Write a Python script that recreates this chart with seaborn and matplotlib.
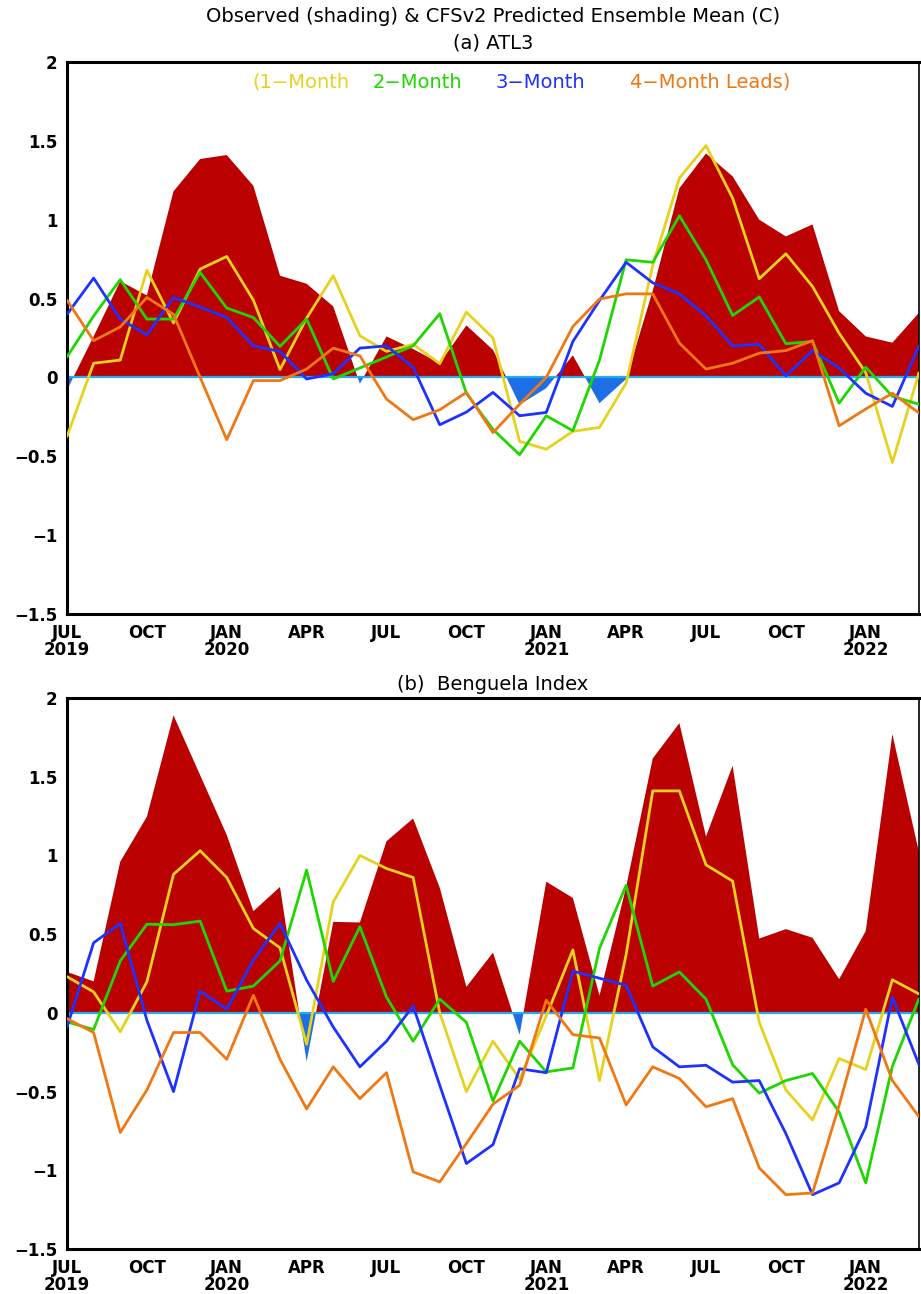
import numpy as np
import pandas as pd
import matplotlib
matplotlib.use("Agg")
import matplotlib.pyplot as plt
import seaborn as sns

sns.set_style("white")
plt.rcParams['font.family'] = ['Liberation Sans Narrow', 'DejaVu Sans']
plt.rcParams['text.color'] = 'black'

# ---------------- data ----------------
months = list(range(33))  # JUL 2019 ... MAR 2022
tick_pos = [0, 3, 6, 9, 12, 15, 18, 21, 24, 27, 30]
tick_labels = ["JUL\n2019", "OCT", "JAN\n2020", "APR", "JUL", "OCT",
               "JAN\n2021", "APR", "JUL", "OCT", "JAN\n2022"]
ytick_vals = [-1.5, -1, -0.5, 0, 0.5, 1, 1.5, 2]
ytick_labels = ["\u22121.5", "\u22121", "\u22120.5", "0", "0.5", "1", "1.5", "2"]

# (a) ATL3
obs_a = [-0.08, 0.26, 0.61, 0.52, 1.18, 1.385, 1.41, 1.215, 0.645, 0.594, 0.45,
         -0.04, 0.26, 0.18, 0.09, 0.33, 0.175, -0.173, -0.068, 0.14, -0.163,
         -0.01, 0.55, 1.2, 1.42, 1.275, 1.0, 0.894, 0.97, 0.42, 0.26, 0.22, 0.41]
lead1_a = [-0.374, 0.09, 0.11, 0.68, 0.345, 0.687, 0.767, 0.49, 0.05, 0.376, 0.645,
           0.264, 0.165, 0.21, 0.087, 0.414, 0.25, -0.406, -0.455, -0.342, -0.317,
           -0.036, 0.71, 1.264, 1.47, 1.137, 0.626, 0.784, 0.577, 0.28, 0.03, -0.54, 0.03]
lead2_a = [0.13, 0.39, 0.62, 0.37, 0.37, 0.666, 0.44, 0.38, 0.197, 0.37, -0.01,
           0.06, 0.13, 0.2, 0.404, -0.1, -0.33, -0.49, -0.243, -0.338, 0.11,
           0.746, 0.73, 1.025, 0.746, 0.393, 0.51, 0.214, 0.228, -0.163, 0.065, -0.12, -0.17]
lead3_a = [0.40, 0.63, 0.37, 0.27, 0.507, 0.446, 0.38, 0.2, 0.165, -0.01, 0.023,
           0.186, 0.2, 0.065, -0.3, -0.22, -0.095, -0.243, -0.222, 0.228, 0.488,
           0.73, 0.6, 0.53, 0.39, 0.2, 0.21, 0.01, 0.17, 0.06, -0.1, -0.184, 0.2]
lead4_a = [0.49, 0.233, 0.32, 0.507, 0.40, 0.0, -0.395, -0.02, -0.02, 0.053, 0.186,
           0.137, -0.137, -0.268, -0.205, -0.095, -0.35, -0.17, 0.0, 0.323, 0.497,
           0.53, 0.53, 0.218, 0.053, 0.09, 0.154, 0.17, 0.233, -0.307, -0.2, -0.1, -0.226]

# (b) Benguela Index
obs_b = [0.26, 0.2, 0.96, 1.246, 1.89, 1.51, 1.13, 0.646, 0.80, -0.31, 0.578,
         0.574, 1.09, 1.235, 0.795, 0.165, 0.383, -0.14, 0.833, 0.73, 0.11,
         0.8, 1.616, 1.84, 1.12, 1.57, 0.472, 0.532, 0.477, 0.214, 0.52, 1.77, 1.02]
lead1_b = [0.23, 0.133, -0.12, 0.197, 0.88, 1.03, 0.86, 0.536, 0.413, -0.2, 0.705,
           1.0, 0.917, 0.86, 0.0, -0.5, -0.18, -0.42, -0.02, 0.4, -0.43,
           0.37, 1.41, 1.41, 0.94, 0.837, -0.06, -0.49, -0.68, -0.29, -0.36, 0.21, 0.12]
lead2_b = [-0.057, -0.106, 0.33, 0.563, 0.56, 0.583, 0.138, 0.17, 0.33, 0.907, 0.2,
           0.547, 0.1, -0.18, 0.087, -0.06, -0.56, -0.18, -0.375, -0.35, 0.41,
           0.81, 0.17, 0.26, 0.087, -0.33, -0.51, -0.43, -0.385, -0.63, -1.08, -0.34, 0.09]
lead3_b = [-0.09, 0.445, 0.568, -0.047, -0.5, 0.138, 0.023, 0.335, 0.568, 0.208, -0.09,
           -0.343, -0.18, 0.044, -0.46, -0.957, -0.837, -0.355, -0.38, 0.265, 0.22,
           0.175, -0.216, -0.343, -0.333, -0.44, -0.43, -0.767, -1.155, -1.08, -0.725, 0.1, -0.33]
lead4_b = [-0.036, -0.125, -0.76, -0.49, -0.125, -0.125, -0.295, 0.112, -0.295, -0.61, -0.343,
           -0.545, -0.38, -1.01, -1.074, -0.83, -0.58, -0.46, 0.08, -0.138, -0.16,
           -0.585, -0.343, -0.417, -0.597, -0.545, -0.985, -1.155, -1.144, -0.587, 0.023, -0.43, -0.66]

lead_names = ["(1\u2212Month", "2\u2212Month", "3\u2212Month", "4\u2212Month Leads)"]
lead_colors = ["#E6D21E", "#1ED700", "#1E32FF", "#F07814"]
pos_color = "#BB0000"
neg_color = "#1E6EE6"
zero_color = "#28AAF0"

# ---------------- figure ----------------
W, H = 921, 1294
fig = plt.figure(figsize=(W / 100, H / 100), dpi=100)

def axes_px(left, right, top, bottom):
    return fig.add_axes([left / W, 1 - bottom / H, (right - left) / W, (bottom - top) / H])

ax_a = axes_px(67, 919, 62, 614)
ax_b = axes_px(67, 919, 698, 1249)

def draw_panel(ax, obs, leads):
    x = np.array(months, dtype=float)
    o = np.array(obs)
    ax.fill_between(x, 0, o, where=o >= 0, interpolate=True, color=pos_color,
                    linewidth=0, zorder=1)
    ax.fill_between(x, 0, o, where=o <= 0, interpolate=True, color=neg_color,
                    linewidth=0, zorder=1)
    ax.axhline(0, color=zero_color, lw=1.6, zorder=2)
    for vals, col in zip(leads, lead_colors):
        df = pd.DataFrame({"month": months, "value": vals})
        sns.lineplot(data=df, x="month", y="value", ax=ax, color=col,
                     linewidth=2.0, zorder=3)
    ax.set_xlim(0, 32)
    ax.set_ylim(-1.5, 2)
    ax.set_xticks(tick_pos)
    ax.set_xticklabels(tick_labels, fontsize=12, fontweight="bold", linespacing=0.95)
    ax.set_yticks(ytick_vals)
    ax.set_yticklabels(ytick_labels, fontsize=12, fontweight="bold")
    ax.set_xlabel("")
    ax.set_ylabel("")
    ax.tick_params(axis="both", direction="out", length=5, width=1.2, pad=2,
                   color="black", labelcolor="black")
    for s in ax.spines.values():
        s.set_visible(True)
        s.set_color("black")
        s.set_linewidth(1.2)
    ax.spines["left"].set_linewidth(2.2)
    ax.spines["bottom"].set_linewidth(2.2)
    ax.spines["top"].set_linewidth(2.2)

draw_panel(ax_a, obs_a, [lead1_a, lead2_a, lead3_a, lead4_a])
draw_panel(ax_b, obs_b, [lead1_b, lead2_b, lead3_b, lead4_b])

# titles
fig.text(493 / W, 1 - 17 / H, "Observed (shading) & CFSv2 Predicted Ensemble Mean (C)",
         ha="center", va="center", fontsize=14, color="black")
fig.text(493 / W, 1 - 43 / H, "(a) ATL3", ha="center", va="center", fontsize=14,
         color="black")
fig.text(493 / W, 1 - 684 / H, "(b)  Benguela Index", ha="center", va="center",
         fontsize=14, color="black")

# legend text inside panel (a)
legend_x = [252, 373, 495, 630]
for name, col, xp in zip(lead_names, lead_colors, legend_x):
    fig.text(xp / W, 1 - 82 / H, name, ha="left", va="center", fontsize=14, color=col)

fig.savefig("out.png", dpi=100)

______

[Set task]: Return exactly what appears from the opening line of the material through the line with "plt.rcParams['text.color'] = 'black'", apart from the pictures.

[Answer for the task]:
Write a Python script that recreates this chart with seaborn and matplotlib.
import numpy as np
import pandas as pd
import matplotlib
matplotlib.use("Agg")
import matplotlib.pyplot as plt
import seaborn as sns

sns.set_style("white")
plt.rcParams['font.family'] = ['Liberation Sans Narrow', 'DejaVu Sans']
plt.rcParams['text.color'] = 'black'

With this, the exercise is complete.